Polis kontrolünden "ellerini kollarını"
sallayarak, Mitannia oteline alınmaları.
Alınmaları bize göre normal bir şeydir(!)
Amma böylesine insanları listeye almak başka, ön planda
tutulmaları başka bir garabet.
Hele ki, bizim Diyarbakır Söz Gazetesinin mensuplarına
ambargo konulması…
Hatta basın kartının da resmen verilmesine rağmen,
karşılamaya giden üst düzeydeki insanlarımızın isimlerinin listede bulunmaması
ve orada saatlerce polis tarafından içeri alınmayıp, bekletilmesi doğrusu buna
bir türlü mana veremedik.
Ben dâhil olmak üzere…
Gazetemizin Genel Yayın Yönetmeni ve Kalemin Dili
başlıklı köşe yazarımız Ömer Büyüktimur ile diğer önemli mensuplarımızı listeye
alınmaması manidar.
Ki, Başbakanlıktan verilen "sürekli sarı basın
kartı" sahibi olunmasına rağmen.
Kimin neye nasıl hizmet ettiğini, devleti halka karşı
nasıl kötülemek istediğini, küçük düşürmek istediğini gerçekten kendi kendine
vilayetteki bazı Vali Yardımcılarını ve ilçe Kaymakamlarının ne kadar yanlış ve
kötü çalıştıklarını ortaya koymaktadır.
Nitekim böylesi hadiselerle, "birçok paralel
yapının" maskesi de düşmektedir.
* * *
İnanın, sevgili okurlar.
Nihayetinde Sayın Cumhurbaşkanımız duruma vakıf olunca,
kendi Özel Kalem Müdürü Mustafa Varank Bey’e verdiği talimatla son anda,
listeye dâhil edilerek, içeriye alınabilindik.

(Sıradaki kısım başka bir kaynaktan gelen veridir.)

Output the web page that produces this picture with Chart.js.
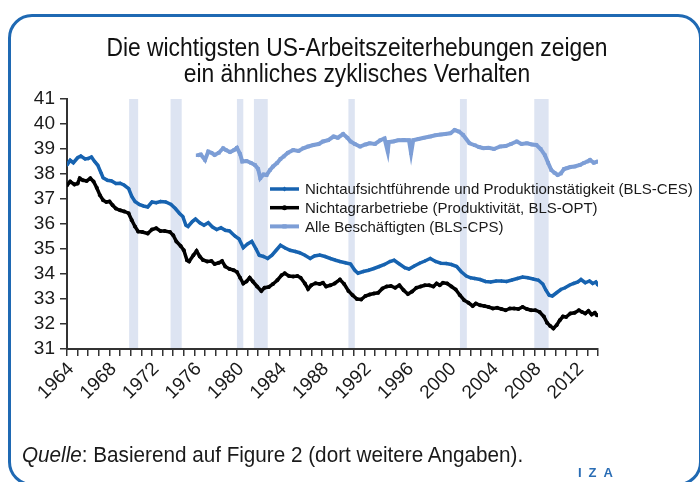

Bize göre bu tür yanlışların yapılması
bilinçlidir/kastidir.
Layık olmadıkları halde resmiyetin bazı koltuklarında
oturan "kerameti kendinden menkul" bürokratların işgüzarlığından öte
bir hadisedir.
Pek tabi ki, partinin ön saflarında, ehliyetli olmadığı
halde kendini ehliyetli olarak gösteren bazı siyasilerin gammazlığı da söz
konusu.
Her ne ise.
Hangi inliklere dayalı bir versiyonun sonucu ise de biz
bunların "peşini-yakasını" bırakmayacağız.
Yapılan ayıp, kendilerinin ayıbıdır.